→ **What is needed**
Return all lines where the word "this" can be found.

→ **Available records**
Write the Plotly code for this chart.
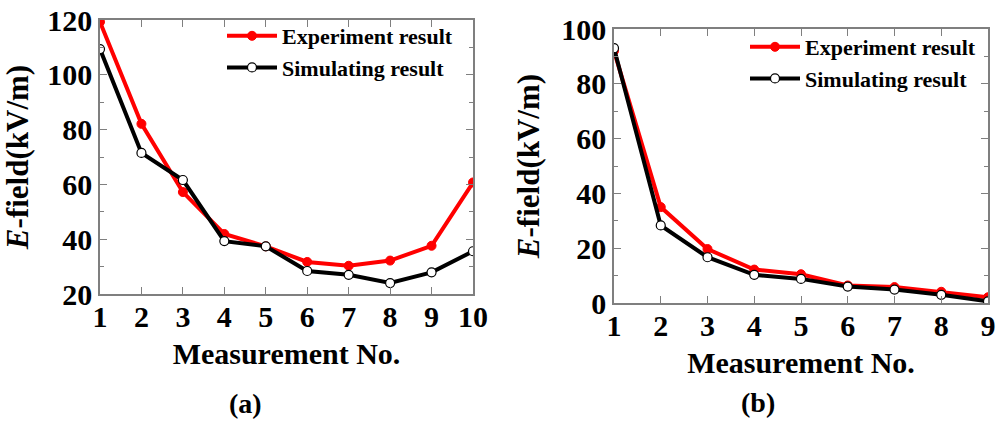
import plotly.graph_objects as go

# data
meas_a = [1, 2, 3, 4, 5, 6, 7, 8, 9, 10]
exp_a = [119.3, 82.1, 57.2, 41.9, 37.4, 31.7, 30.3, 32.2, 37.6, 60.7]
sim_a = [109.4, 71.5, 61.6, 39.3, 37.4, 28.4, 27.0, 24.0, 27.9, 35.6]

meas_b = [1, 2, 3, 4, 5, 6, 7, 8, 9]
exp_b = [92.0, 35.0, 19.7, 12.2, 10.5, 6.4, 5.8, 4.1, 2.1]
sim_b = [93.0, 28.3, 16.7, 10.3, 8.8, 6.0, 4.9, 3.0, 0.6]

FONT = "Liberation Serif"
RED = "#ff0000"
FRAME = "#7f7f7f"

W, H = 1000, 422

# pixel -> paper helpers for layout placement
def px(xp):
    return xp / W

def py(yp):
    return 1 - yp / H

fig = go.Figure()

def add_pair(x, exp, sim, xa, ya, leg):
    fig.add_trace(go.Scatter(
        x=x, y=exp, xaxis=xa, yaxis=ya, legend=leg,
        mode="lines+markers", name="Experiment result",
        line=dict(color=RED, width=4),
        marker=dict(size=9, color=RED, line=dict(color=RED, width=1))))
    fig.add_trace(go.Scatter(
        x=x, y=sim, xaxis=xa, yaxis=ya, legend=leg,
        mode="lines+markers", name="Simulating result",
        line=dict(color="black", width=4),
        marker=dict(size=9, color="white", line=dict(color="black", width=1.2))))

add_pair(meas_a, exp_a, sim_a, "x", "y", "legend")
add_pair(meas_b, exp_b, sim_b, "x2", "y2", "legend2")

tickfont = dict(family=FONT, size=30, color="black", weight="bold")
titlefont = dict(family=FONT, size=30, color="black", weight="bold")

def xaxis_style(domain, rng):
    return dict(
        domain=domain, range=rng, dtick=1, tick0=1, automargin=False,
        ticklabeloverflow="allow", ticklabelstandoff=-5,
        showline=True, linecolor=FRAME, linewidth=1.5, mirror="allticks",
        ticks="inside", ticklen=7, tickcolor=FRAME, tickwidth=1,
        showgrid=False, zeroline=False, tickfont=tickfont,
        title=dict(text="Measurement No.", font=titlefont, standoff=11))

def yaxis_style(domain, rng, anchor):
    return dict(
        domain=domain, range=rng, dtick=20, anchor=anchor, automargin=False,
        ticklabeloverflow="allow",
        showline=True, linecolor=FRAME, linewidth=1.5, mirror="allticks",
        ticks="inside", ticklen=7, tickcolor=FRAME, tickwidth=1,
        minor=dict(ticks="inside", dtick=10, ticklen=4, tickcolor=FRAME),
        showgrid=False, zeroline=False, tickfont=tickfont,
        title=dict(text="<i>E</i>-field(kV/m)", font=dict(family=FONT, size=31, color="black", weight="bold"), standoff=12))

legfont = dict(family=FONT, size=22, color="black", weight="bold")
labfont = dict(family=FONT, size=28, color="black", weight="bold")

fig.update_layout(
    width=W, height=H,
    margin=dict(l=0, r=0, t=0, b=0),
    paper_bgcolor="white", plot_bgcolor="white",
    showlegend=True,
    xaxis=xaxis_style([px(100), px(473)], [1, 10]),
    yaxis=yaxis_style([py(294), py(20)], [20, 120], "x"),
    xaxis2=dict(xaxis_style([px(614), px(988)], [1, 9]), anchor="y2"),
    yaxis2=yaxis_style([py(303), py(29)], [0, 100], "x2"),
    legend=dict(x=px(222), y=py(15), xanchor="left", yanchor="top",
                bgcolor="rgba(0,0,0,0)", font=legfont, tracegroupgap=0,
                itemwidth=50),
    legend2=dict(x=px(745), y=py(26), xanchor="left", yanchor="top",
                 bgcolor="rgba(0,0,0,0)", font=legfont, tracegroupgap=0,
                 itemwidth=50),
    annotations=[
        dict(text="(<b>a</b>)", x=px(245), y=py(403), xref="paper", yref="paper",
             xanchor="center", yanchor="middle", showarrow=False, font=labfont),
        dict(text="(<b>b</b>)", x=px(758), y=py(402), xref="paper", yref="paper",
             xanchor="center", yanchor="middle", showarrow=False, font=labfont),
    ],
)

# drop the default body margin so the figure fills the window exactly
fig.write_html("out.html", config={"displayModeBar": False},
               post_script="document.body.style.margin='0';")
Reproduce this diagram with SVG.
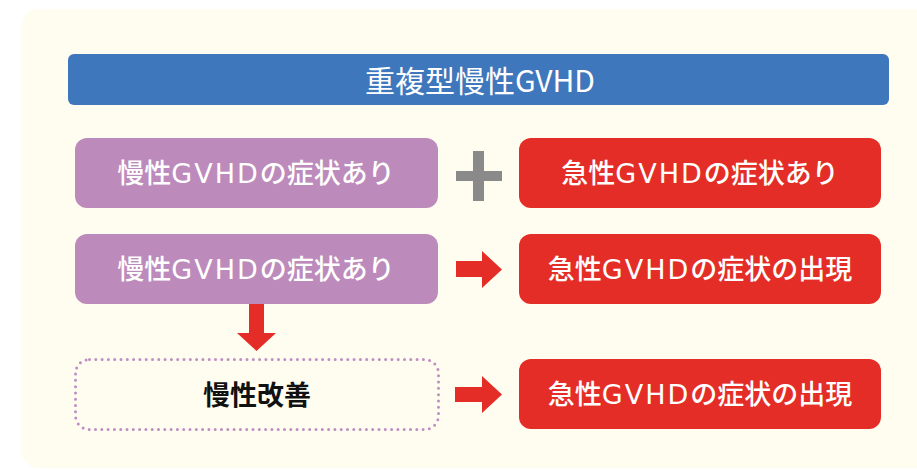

→ **Reply to the exercise**
Write the Plotly code for this chart.
Reproduce this diagram with SVG.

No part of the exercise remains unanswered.